Adventures in Post-Proposal Reading: The Essential Dykes to Watch Out For
First off, I want to apologize to my vast legion of followers across the Internet for the long break between posts. The main reason that I’ve been gone has been the fact that I was spending a lot of time obsessing over my dissertation prospectus, which I finally defended last week. With all that fear and trembling momentarily abated, I’m planning to write a series of intermittent posts about books not directly related to my doctoral research.
Right now, I’m about halfway through award-winning graphic novelist Alison Bechdel’s Essential Dykes to Watch out For. This was not how I planned to start my summer reading. I who had such dreams of finally getting around to devouring War and Peace, In Search of Lost Time, or the collected works of Perry Anderson. That said, this twenty-year soap opera chronicling the ups and downs of a group of lesbian friends living in a town loosely based on Minneapolis has proved a good a place to start as any.

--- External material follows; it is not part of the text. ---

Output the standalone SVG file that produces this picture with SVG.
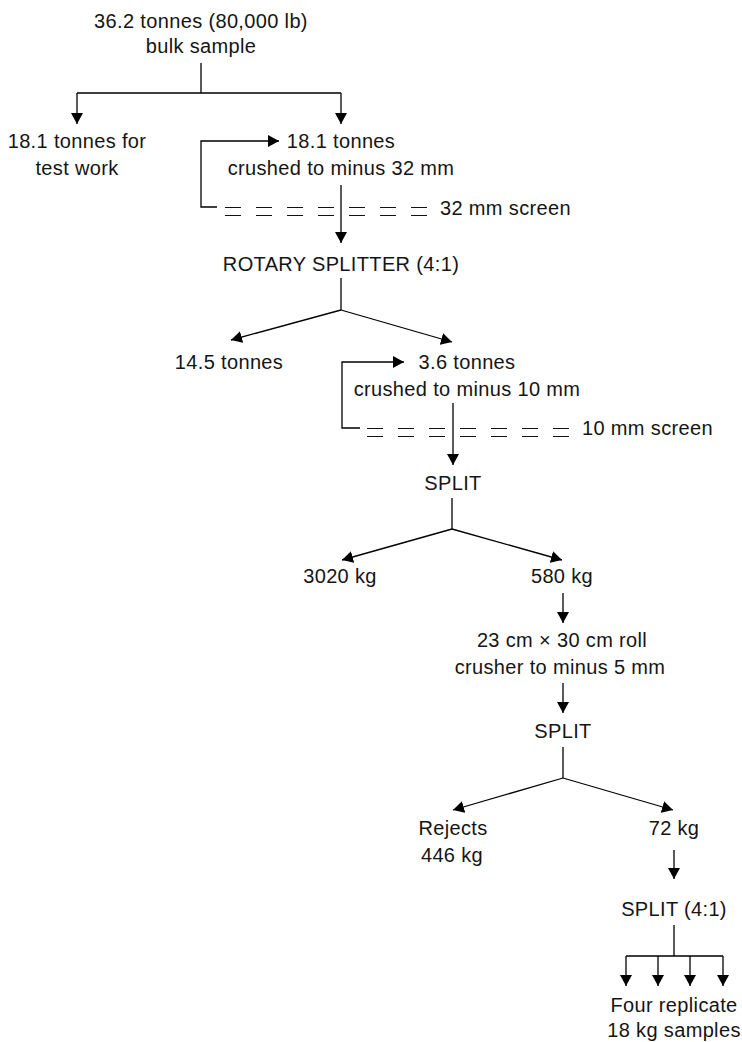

Dykes to Watch out For was a comic strip that ran in alternative weeklies between 1983 and 2008. The strip centers on Mo, a radical feminist, voluble neurotic, and women’s bookstore clerk, and her racially diverse group of friends, who work to advance social justice in battered women’s shelters, environmental law, and academia. They also have a lot of drama in their romantic lives.
It’s fascinating to read the series’ take on the development of the gay rights movement, which Mo already berates for its apparent rightward turn as early as the 1987 March on Washington. As self-declared gay conservatives such as Andrew Sullivan began to gain prominence in the early 1990s with calls for society to accept gays as “normal” rather than advocating for radical social change, Mo’s expresses increasing frustration. Wasn’t being queer about challenging the confines of traditional patriarchal society? Wasn’t it also about attacking hierarchies of class, race, and gender more generally? Mo complains that she will explode next time she hears the phrase “we’re just like everybody else.”
The tension between a queer politics based on challenging social injustice and one that advocates for wide social acceptance underlie some of the best moments in Dykes to Watch out For. For all her radicalism, Mo recognizes that the desire of her friends to raise children, get married, and lead middle class professional lives outside of the closet challenges deeply held heterosexist conventions about what gay people should and should not be. For all her emphasis on subversion, Mo strongly believes in gay rights and gay equality. The series also does a nice job showing how radical lesbians themselves sometimes had difficulty accepting difference into their ranks. In a 1994 strip about including bisexuals and transgendered people in her reading series, Mo admits that she’s “still trying to adjust to lesbians using dildos! What am I supposed to make of a man who became a woman who’s attracted to women?!” Eventually, she comes around.
All in all, this is a fantastic series and the perfect politically pointed, funny, and dramatic antidote for the crass commercialized “feminism” of Sex and the City Part II. Highly recommended.